Second, public-sector workers are better organized than their private-sector counterparts. As private-sector unionization rates fell from about 20 percent at the end of the 1970s to just 7 percent in 2010, the share of public-sector workers in a union held steady at over 35 percent. Public-sector unions played an important role in protecting their members against declines in health and pension benefits seen in the private sector.
Meanwhile, the four-fifths of the U.S. workforce in the private sector got hammered. As the Economic Policy Institute has documented so well in its report, the State of Working America, private employers did not do the right thing on health, pensions or pay. Private-sector workers — and unions — were too weak to resist the employer assault.
If the country were getting poorer, then it would be understandable that workers would have to share the sacrifice.
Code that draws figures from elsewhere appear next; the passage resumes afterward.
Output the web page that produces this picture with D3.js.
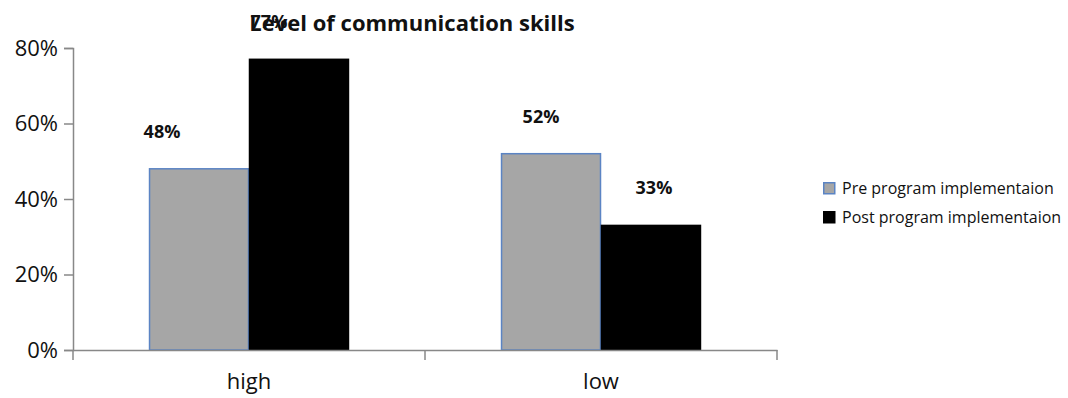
<!DOCTYPE html>
<html lang="en">
<head>
    <meta charset="UTF-8">
    <title>Level of communication skills</title>
    <script src="https://d3js.org/d3.v7.min.js"></script>
    <style>
        body { margin: 0; background: #fff; }
        text { font-family: "Open Sans", sans-serif; }
    </style>
</head>
<body>
    <svg width="1068" height="398"></svg>

    <script>
        // Chart data
        const categories = ["high", "low"];
        const seriesNames = ["Pre program implementaion", "Post program implementaion"];
        const preValues = [0.48, 0.52];
        const postValues = [0.77, 0.33];
        const yTicks = [0, 0.2, 0.4, 0.6, 0.8];

        // label nudges (the original export places labels off-centre)
        const labelDx = [[-37, -10], [-30, 3]];

        const series = [
            { name: seriesNames[0], values: preValues, fill: "#a6a6a6", stroke: "#5b84c4" },
            { name: seriesNames[1], values: postValues, fill: "#000000", stroke: "#000000" }
        ];

        const svg = d3.select("svg");
        const plotLeft = 73, plotRight = 777, plotTop = 48, plotBottom = 350;

        // Scales
        const x0 = d3.scaleBand().domain(categories).range([plotLeft, plotRight]).padding(0);
        const bw = x0.bandwidth();
        const x1 = d3.scaleBand().domain(seriesNames).range([bw * 0.216, bw * 0.784]).padding(0);
        const y = d3.scaleLinear().domain([0, 0.8]).range([plotBottom, plotTop]);

        const axisColor = "#888";

        // Y axis
        const yAxis = svg.append("g")
            .attr("transform", `translate(${plotLeft},0)`)
            .call(d3.axisLeft(y).tickValues(yTicks).tickFormat(d3.format(".0%")).tickSize(9).tickPadding(6));
        yAxis.select(".domain").attr("stroke", axisColor).attr("stroke-width", 1.5);
        yAxis.selectAll(".tick line").attr("stroke", axisColor).attr("stroke-width", 1.5);
        yAxis.selectAll("text").style("font-size", "22px").attr("fill", "#111").attr("font-family", "Open Sans");

        // Bars
        const groups = svg.selectAll("g.cat")
            .data(categories)
            .enter()
            .append("g")
            .attr("class", "cat")
            .attr("transform", d => `translate(${x0(d)},0)`);

        series.forEach((s, si) => {
            groups.append("rect")
                .attr("x", x1(s.name) + 0.5)
                .attr("y", (d, i) => y(s.values[i]))
                .attr("width", x1.bandwidth() - 1)
                .attr("height", (d, i) => plotBottom - y(s.values[i]))
                .attr("fill", s.fill)
                .attr("stroke", s.stroke)
                .attr("stroke-width", 1.5);
        });

        // X axis
        const xAxis = svg.append("g")
            .attr("transform", `translate(0,${plotBottom})`)
            .call(d3.axisBottom(x0).tickSize(0).tickPadding(23));
        xAxis.select(".domain").attr("stroke", axisColor).attr("stroke-width", 1.5);
        xAxis.selectAll("text").style("font-size", "22px").attr("fill", "#111").attr("font-family", "Open Sans");

        // boundary ticks between categories
        const bounds = categories.map(c => x0(c)).concat([x0(categories[categories.length - 1]) + bw]);
        svg.selectAll("line.xb")
            .data(bounds)
            .enter()
            .append("line")
            .attr("class", "xb")
            .attr("x1", d => d).attr("x2", d => d)
            .attr("y1", plotBottom).attr("y2", plotBottom + 10)
            .attr("stroke", axisColor)
            .attr("stroke-width", 1.5);

        // Data labels
        series.forEach((s, si) => {
            groups.append("text")
                .attr("x", (d, i) => x1(s.name) + x1.bandwidth() / 2 + labelDx[si][i])
                .attr("y", (d, i) => y(s.values[i]) - 31)
                .attr("text-anchor", "middle")
                .style("font-size", "18px")
                .style("font-weight", "bold")
                .attr("fill", "#111")
                .text((d, i) => d3.format(".0%")(s.values[i]));
        });

        // Title
        svg.append("text")
            .attr("x", 412)
            .attr("y", 31)
            .attr("text-anchor", "middle")
            .style("font-size", "22px")
            .style("font-weight", "bold")
            .attr("fill", "#111")
            .text("Level of communication skills");

        // Legend
        const legend = svg.append("g").attr("transform", "translate(823,182)");
        series.forEach((s, i) => {
            const row = legend.append("g").attr("transform", `translate(0,${i * 29})`);
            row.append("rect")
                .attr("x", 0.75).attr("y", 0.75)
                .attr("width", 11).attr("height", 11)
                .attr("fill", s.fill)
                .attr("stroke", s.stroke)
                .attr("stroke-width", 1.5);
            row.append("text")
                .attr("x", 19)
                .attr("y", 12)
                .style("font-size", "16px")
                .attr("fill", "#111")
                .text(s.name);
        });
    </script>
</body>
</html>
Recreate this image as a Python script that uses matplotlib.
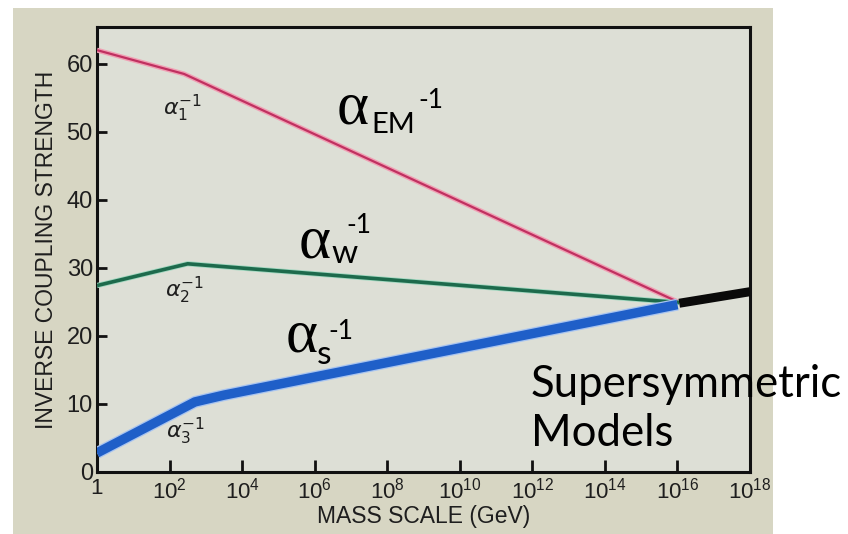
import matplotlib
matplotlib.use('Agg')
import matplotlib.pyplot as plt
from matplotlib.patches import Rectangle

# data (x in GeV, y = inverse coupling)
em_x = [1, 10**2.4, 10**16.05]
em_y = [62.0, 58.5, 24.9]
weak_x = [1, 10**2.5, 10**16.05]
weak_y = [27.4, 30.6, 24.9]
strong_x = [1, 10**2.7, 10**3.5, 10**16.0]
strong_y = [2.8, 10.3, 11.3, 24.6]
susy_x = [10**16.05, 10**18]
susy_y = [24.8, 26.5]

xticks = [10**k for k in range(0, 19, 2)]
xticklabels = ['1'] + [r'$\mathdefault{10^{%d}}$' % k for k in range(2, 19, 2)]
yticks = [0, 10, 20, 30, 40, 50, 60]

W, H = 848, 534
fig = plt.figure(figsize=(W / 100, H / 100), dpi=100)
fig.patch.set_facecolor('white')

def px(x, y):
    return x / W, 1 - y / H

# the photographed page
fig.patches.append(Rectangle((13 / W, 0), 760 / W, 526 / H, transform=fig.transFigure,
                             facecolor=(0.845, 0.840, 0.765), edgecolor='none', zorder=-5))

L, R, T, B = 97, 750, 27, 472
ax = fig.add_axes([L / W, 1 - B / H, (R - L) / W, (B - T) / H])
ax.set_zorder(1)
ax.set_facecolor((0.868, 0.875, 0.840))
ax.set_xscale('log')
ax.set_xlim(1, 1e18)
ax.set_ylim(0, 65.4)

ink = '#1e1e1e'
for s in ax.spines.values():
    s.set_linewidth(2.2)
    s.set_color('#111111')

ax.plot(em_x, em_y, color='#f0a0b4', lw=3.6, solid_capstyle='butt', zorder=3)
ax.plot(em_x, em_y, color='#c03060', lw=1.6, solid_capstyle='butt', zorder=4)
ax.plot(weak_x, weak_y, color='#a0d8c0', lw=3.8, solid_capstyle='butt', zorder=3)
ax.plot(weak_x, weak_y, color='#1d6a4c', lw=2.6, solid_capstyle='butt', zorder=4)
ax.plot(strong_x, strong_y, color='#a8c4f0', lw=8.6, solid_capstyle='butt', zorder=5)
ax.plot(strong_x, strong_y, color='#1f5fc8', lw=6.8, solid_capstyle='butt', zorder=6)
ax.plot(susy_x, susy_y, color='#0a0a0a', lw=6.5, solid_capstyle='butt', zorder=6)

ax.set_xticks(xticks)
ax.set_xticklabels(xticklabels)
ax.xaxis.set_minor_locator(matplotlib.ticker.NullLocator())
ax.set_yticks(yticks)
ax.tick_params(axis='x', direction='in', length=9, width=2, color='#111111',
               labelsize=16, labelcolor=ink, pad=4)
ax.tick_params(axis='y', direction='in', length=7, width=2, color='#111111',
               labelsize=17, labelcolor=ink, pad=3)
for lab in ax.get_xticklabels() + ax.get_yticklabels():
    lab.set_family('Liberation Sans')

ax.set_xlabel('MASS SCALE (GeV)', fontsize=16.5, family='Liberation Sans', color=ink, labelpad=1)
ax.set_ylabel('INVERSE COUPLING STRENGTH', fontsize=16.5, family='Liberation Sans',
              color=ink, labelpad=6)

# small labels printed on the original figure
ax.text(10**2.35, 53.5, r'$\alpha_1^{-1}$', fontsize=16, color=ink, ha='center', va='center')
ax.text(10**2.4, 26.7, r'$\alpha_2^{-1}$', fontsize=16, color=ink, ha='center', va='center')
ax.text(10**2.45, 5.9, r'$\alpha_3^{-1}$', fontsize=16, color=ink, ha='center', va='center')

# overlaid slide text
serif = 'Liberation Serif'
sans = 'Lato'
def big_alpha(x, y, sub, sub_dx, sub_dy, sup_dx, sup_dy, sub_size):
    fig.text(*px(x, y), 'α', fontsize=44, family=serif, color='black', va='baseline', zorder=5)
    fig.text(*px(x + sub_dx, y + sub_dy), sub, fontsize=sub_size, family=sans,
             color='black', va='baseline', zorder=5)
    fig.text(*px(x + sup_dx, y + sup_dy), '-1', fontsize=19, family=sans,
             color='black', va='baseline', zorder=5)

big_alpha(337, 123, 'EM', 34, 10, 81, -15, 21)
big_alpha(299, 257, 'w', 32, 6, 47, -24, 24)
big_alpha(286, 352, 's', 31, 12, 42, -13, 24)

fig.text(*px(531, 397), 'Supersymmetric', fontsize=31.5, family=sans, color='black',
         va='baseline', zorder=5)
fig.text(*px(531, 446), 'Models', fontsize=31.5, family=sans, color='black', va='baseline', zorder=5)

fig.savefig('out.png', dpi=100, facecolor=fig.get_facecolor())
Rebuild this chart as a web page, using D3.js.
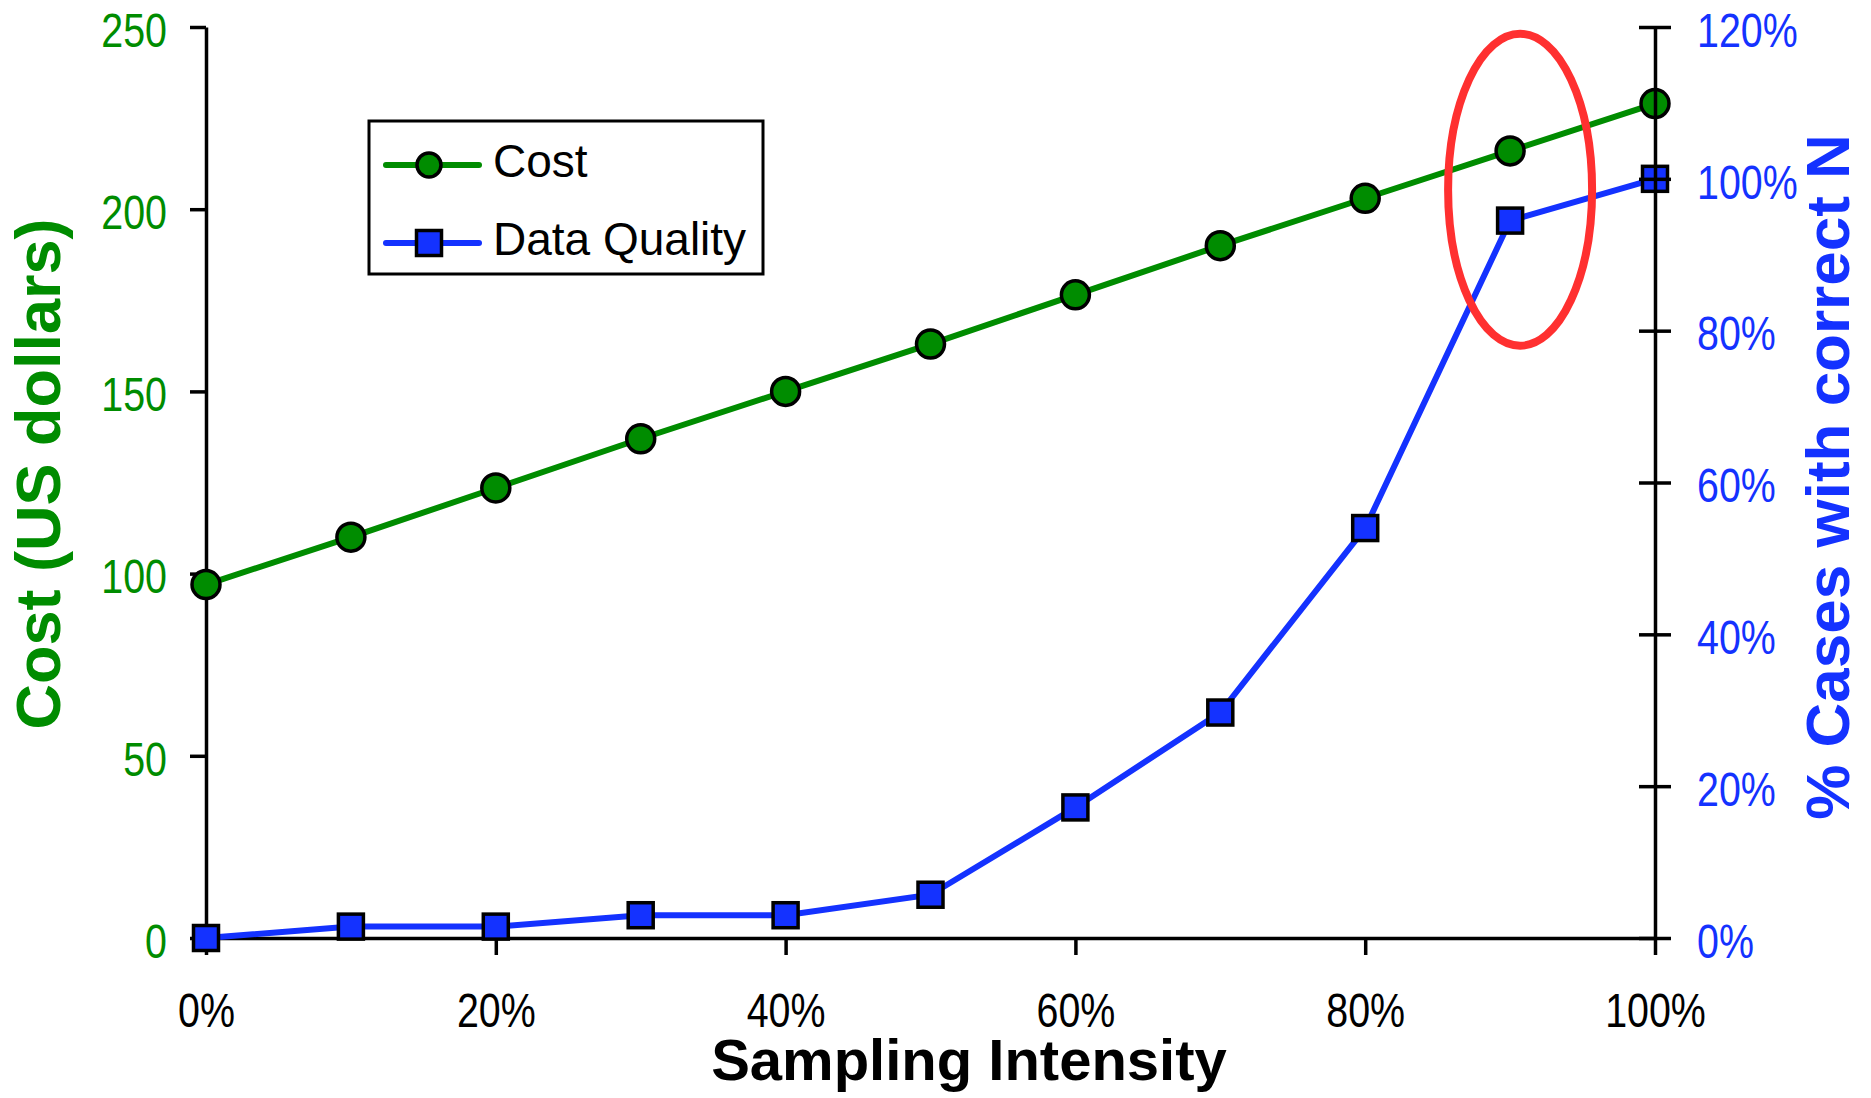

But, in fact, we are on average much better off now than three decades ago. The hitch is “on average.” The last 30 years have seen an unprecedented upward redistribution of national income. The richest 1 percent have seen their share of national income rise from 8.6 percent in 1979 to 15.9 percent in 2008.
Virtually no public employee falls in this privileged top 1 percent. In 2008, it took a family income of $368,000 to make the top 1 percent. The president crosses this threshold, with a salary of $400,000, but even the vice president, at $221,000, falls short.
The real problem facing America is not that we don’t have enough to go around. The problem is that we have redistributed from the middle-class to the wealthy. Public-sector workers played no role whatsoever in that process.